The Saving Grace Of Offsite Data Backup
In the words of Johann Wolfgang von Goethe, “Precaution is better than cure.” In a situation involving the loss of data, where a “cure” may be impossible, this phrase becomes even more true. Many businesses have taken this aphorism to heart, and are careful to back up their data. And perhaps just as importantly – they’re backing it up offsite.
This was just another lesson learned in the last hurricane season, when many companies suffered hurtful or even crippling damage. In addition to the destruction of their buildings and offices, much of their data – dutifully backed up, but stored on site – was lost. Disasters can strike any business, though, whether it’s in a hurricane zone or not. Offsite data backup can become a saving grace.
“Data is everything now. Protecting your data is the same as protecting your business,” said Mark Martin, CEO of NetMass, a data backup and storage company. “Even losing a few e-mails can carry a heavy price in terms of lost opportunity.”

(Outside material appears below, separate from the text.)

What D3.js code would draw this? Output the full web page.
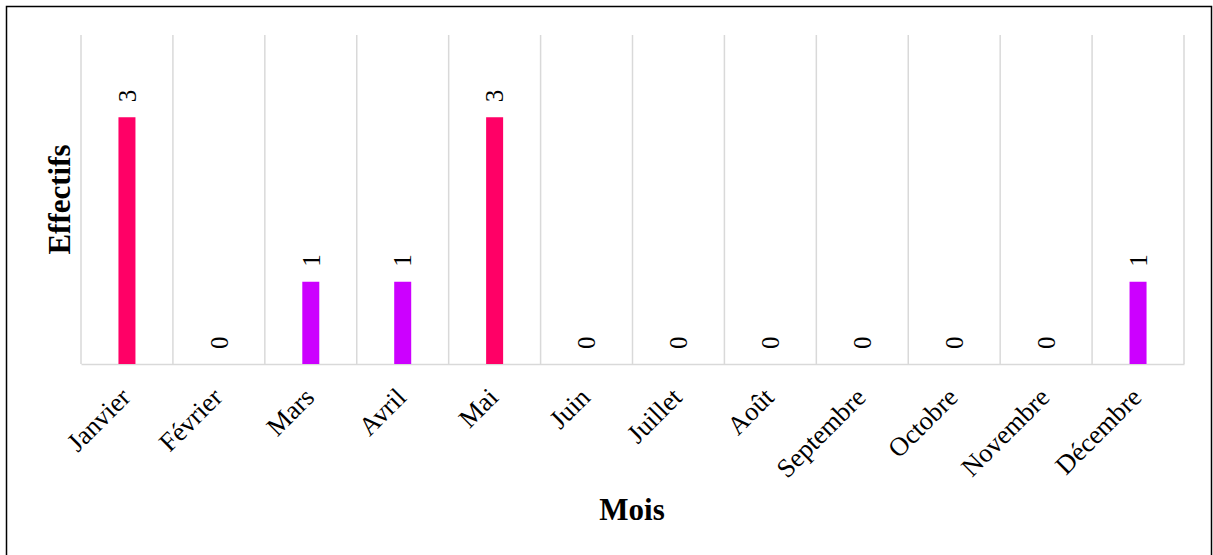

Although it’s only natural for someone in the business of backup to recommend the practice, Martin has facts to back up his claims. “Gartner has found that 40 percent of organizations that experience a disaster go out of business within two years,” he reported.

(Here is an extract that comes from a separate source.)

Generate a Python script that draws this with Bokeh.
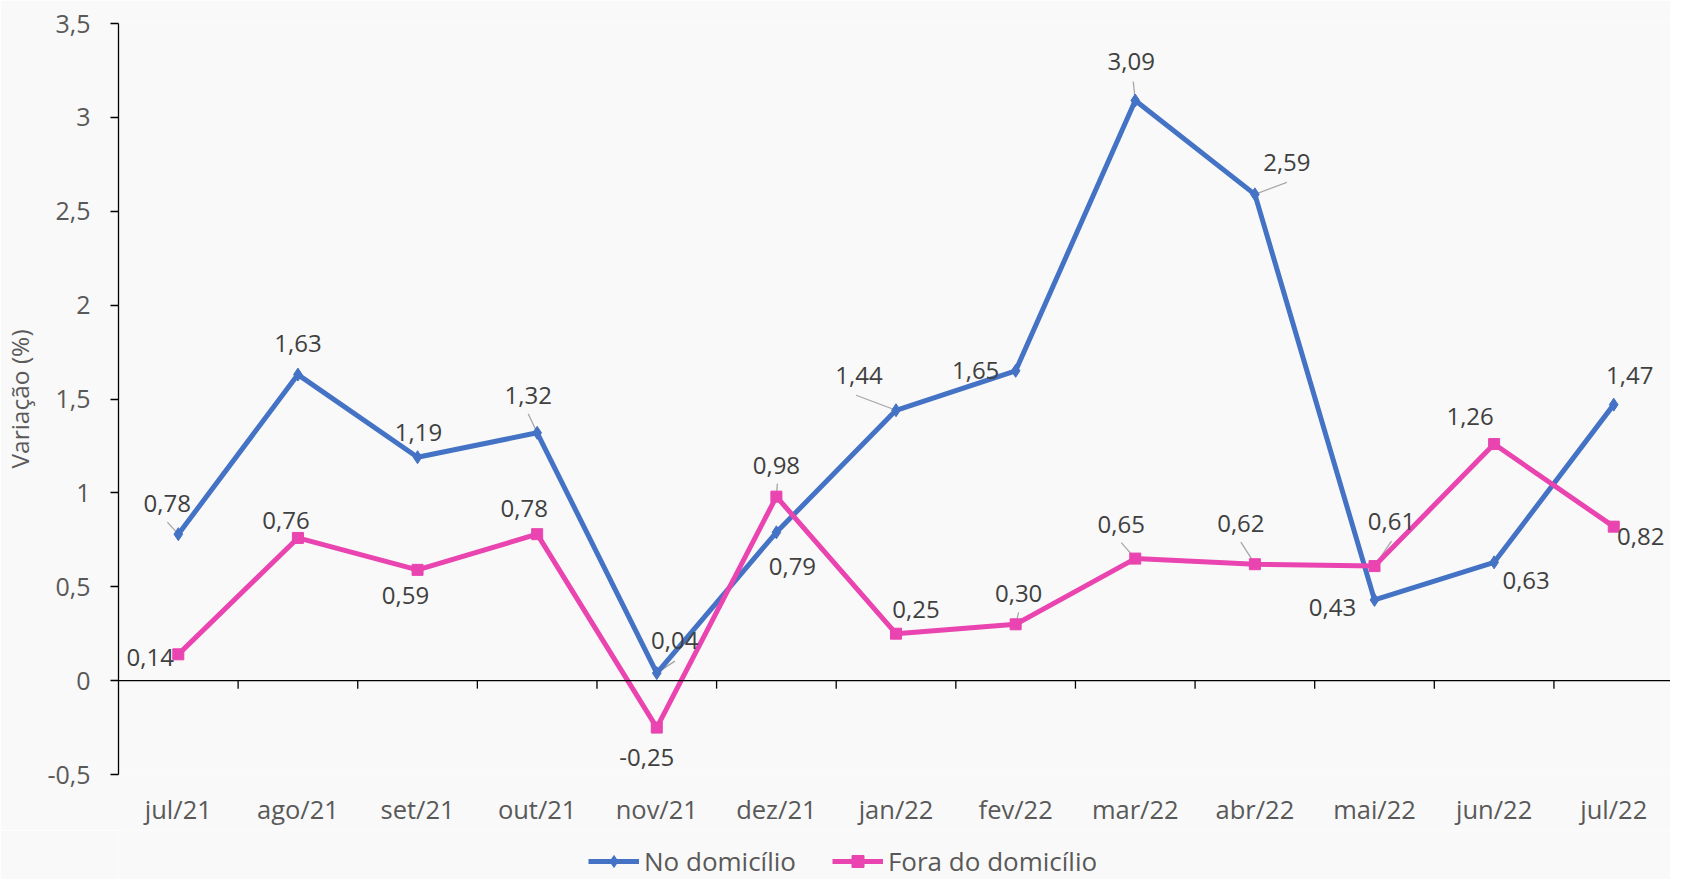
from bokeh.plotting import figure
from bokeh.layouts import column
from bokeh.models import (Range1d, LinearAxis, FixedTicker, Span, Legend, LegendItem,
                          ColumnDataSource)
from bokeh.core.properties import value
from bokeh.embed import file_html
from bokeh.resources import INLINE

# ---------------- data ----------------
months = ["jul/21", "ago/21", "set/21", "out/21", "nov/21", "dez/21", "jan/22",
          "fev/22", "mar/22", "abr/22", "mai/22", "jun/22", "jul/22"]
no_domicilio = [0.78, 1.63, 1.19, 1.32, 0.04, 0.79, 1.44, 1.65, 3.09, 2.59, 0.43, 0.63, 1.47]
fora_domicilio = [0.14, 0.76, 0.59, 0.78, -0.25, 0.98, 0.25, 0.30, 0.65, 0.62, 0.61, 1.26, 0.82]
y_ticks = [-0.5, 0, 0.5, 1, 1.5, 2, 2.5, 3, 3.5]
series_names = ["No domicílio", "Fora do domicílio"]

# label placement (pixels, x right / y up, relative to point)
blue_lbl_dx = [-11, 0, 1, -9, 18, 16, -37, -40, -4, 32, -42, 32, 16]
blue_lbl_dy = [31, 31, 25, 37, 33, -34, 35, 0, 39, 32, -8, -18, 29]
blue_lead = {0: (-11, 12), 3: (-9, 19), 4: (18, 12), 6: (-40, 15), 8: (-2, 19), 9: (32, 12)}
pink_lbl_dx = [-28, -12, -12, -13, -10, 0, 20, 3, -14, -14, 17, -24, 27]
pink_lbl_dy = [-3, 17, -26, 26, -30, 31, 24, 31, 34, 41, 45, 28, -10]
pink_lead = {5: (1, 13), 7: (3, 12), 8: (-14, 16), 9: (-14, 22), 10: (17, 25)}

# ---------------- layout ----------------
FIG_W = 1670
MAIN_H, LEG_H = 830, 49
BORDER_L, BORDER_T, BORDER_B = 115, 23, 56
FRAME_W = FIG_W - BORDER_L
FRAME_H = MAIN_H - BORDER_T - BORDER_B
CAT_PX = 119.85
X_END = FRAME_W / CAT_PX
Y0, Y1 = -0.5, 3.5
PX_X = CAT_PX
PX_Y = FRAME_H / (Y1 - Y0)

BLUE = "#4472C4"
PINK = "#E944AF"
BG = "#F9F9F9"
FONT = "Open Sans"
TICK_COL = "#595959"
LBL_COL = "#404040"

p = figure(width=FIG_W, height=MAIN_H, output_backend="svg", toolbar_location=None,
           x_range=Range1d(0, X_END), y_range=Range1d(Y0, Y1),
           x_axis_location=None, y_axis_location=None,
           min_border_left=BORDER_L, min_border_right=0, min_border_top=BORDER_T,
           min_border_bottom=BORDER_B)
p.background_fill_color = BG
p.border_fill_color = BG
p.outline_line_color = None
p.xgrid.visible = False
p.ygrid.visible = False

xs = [i + 0.5 for i in range(len(months))]

# y axis
yax = LinearAxis(ticker=FixedTicker(ticks=y_ticks))
yax.major_label_overrides = {t: (f"{t:g}".replace(".", ",")) for t in y_ticks}
yax.axis_label = "Variação (%)"
yax.axis_label_text_font = FONT
yax.axis_label_text_font_size = "24.5px"
yax.axis_label_text_font_style = "normal"
yax.axis_label_text_color = TICK_COL
yax.axis_label_standoff = 8
yax.major_label_text_font = FONT
yax.major_label_text_font_size = "25px"
yax.major_label_text_color = TICK_COL
yax.major_label_standoff = 20
yax.axis_line_color = "black"
yax.axis_line_width = 1.3
yax.major_tick_line_color = "black"
yax.major_tick_line_width = 1.3
yax.major_tick_out = 8
yax.major_tick_in = 0
yax.minor_tick_line_color = None
p.add_layout(yax, "left")

# x axis (labels only, at the bottom)
xax = LinearAxis(ticker=FixedTicker(ticks=xs))
xax.major_label_overrides = {x: m for x, m in zip(xs, months)}
xax.major_label_text_font = FONT
xax.major_label_text_font_size = "25.5px"
xax.major_label_text_color = TICK_COL
xax.major_label_standoff = 17
xax.major_tick_out = 0
xax.major_tick_in = 0
xax.axis_line_color = None
xax.major_tick_line_color = None
xax.minor_tick_line_color = None
p.add_layout(xax, "below")

# zero line with category boundary ticks
p.add_layout(Span(location=0, dimension="width", line_color="black", line_width=1.3))
bx = list(range(1, len(months)))
p.segment(x0=bx, y0=[0] * len(bx), x1=bx, y1=[-8 / PX_Y] * len(bx),
          line_color="black", line_width=1.3)

# leader lines
def leaders(vals, lead):
    x0, y0, x1, y1 = [], [], [], []
    for i, (dx, dy) in lead.items():
        x0.append(xs[i]); y0.append(vals[i])
        x1.append(xs[i] + dx / PX_X); y1.append(vals[i] + dy / PX_Y)
    return dict(x0=x0, y0=y0, x1=x1, y1=y1)

p.segment(source=ColumnDataSource(leaders(no_domicilio, blue_lead)), x0="x0", y0="y0",
          x1="x1", y1="y1", line_color="#A6A6A6", line_width=1.3)
p.segment(source=ColumnDataSource(leaders(fora_domicilio, pink_lead)), x0="x0", y0="y0",
          x1="x1", y1="y1", line_color="#A6A6A6", line_width=1.3)

# series
p.line(xs, no_domicilio, line_color=BLUE, line_width=5)
p.scatter(xs, no_domicilio, marker="diamond", size=13, fill_color=BLUE, line_color=BLUE)
p.line(xs, fora_domicilio, line_color=PINK, line_width=5)
p.scatter(xs, fora_domicilio, marker="square", size=11, fill_color=PINK, line_color=PINK)

def fmt(v):
    return f"{v:.2f}".replace(".", ",")

for vals, dxs, dys in ((no_domicilio, blue_lbl_dx, blue_lbl_dy),
                       (fora_domicilio, pink_lbl_dx, pink_lbl_dy)):
    src = ColumnDataSource(dict(x=xs, y=vals, t=[fmt(v) for v in vals],
                                dx=dxs, dy=[-d for d in dys]))
    p.text(x="x", y="y", text="t", x_offset="dx", y_offset="dy", source=src,
           text_font=value(FONT), text_font_size="24px", text_color=LBL_COL,
           text_align="center", text_baseline="middle")

# ---------------- legend strip ----------------
pl2 = figure(width=FIG_W, height=LEG_H, output_backend="svg", toolbar_location=None,
             x_range=Range1d(0, 1), y_range=Range1d(0, 1),
             x_axis_location=None, y_axis_location=None,
             min_border_left=0, min_border_right=0, min_border_top=0, min_border_bottom=0)
pl2.background_fill_color = BG
pl2.border_fill_color = BG
pl2.outline_line_color = None
pl2.grid.visible = False
# series glyphs placed off-range: only their legend swatches are seen here
lb = pl2.line(x=no_domicilio[:2], y=[-5, -5], line_color=BLUE, line_width=5)
mb = pl2.scatter(x=no_domicilio[:1], y=[-5], marker="diamond", size=13,
                 fill_color=BLUE, line_color=BLUE)
lp = pl2.line(x=fora_domicilio[:2], y=[-5, -5], line_color=PINK, line_width=5)
mp = pl2.scatter(x=fora_domicilio[:1], y=[-5], marker="square", size=11,
                 fill_color=PINK, line_color=PINK)

legend = Legend(items=[LegendItem(label=series_names[0], renderers=[lb, mb]),
                       LegendItem(label=series_names[1], renderers=[lp, mp])],
                location=(470, 0), orientation="horizontal",
                glyph_width=51, glyph_height=30, label_height=30, label_standoff=5,
                spacing=36, padding=0, margin=0,
                label_text_font=FONT, label_text_font_size="26px",
                label_text_color=TICK_COL, border_line_color=None,
                background_fill_alpha=0)
pl2.add_layout(legend, "center")

layout = column(p, pl2, spacing=0)
open("out.html", "w").write(file_html(layout, INLINE))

A key component of data backup is recovery time. “Some people can say, I can live with data backup every five minutes,’ but if that’s a stock trade, you can’t lose a nanosecond of data. On e-commerce sites, every second you’re down, customers are going somewhere else,” said David Palermo, VP of marketing for Sungard Availability Services.
Cost used to be the main deterrent to data backup, but that factor is fading. “Now, the two primary capital expenses associated with data backup – capacity and bandwidth – have become much cheaper,” Martin said. “There is no longer a reason for any company, no matter how small, to not have remote backup.”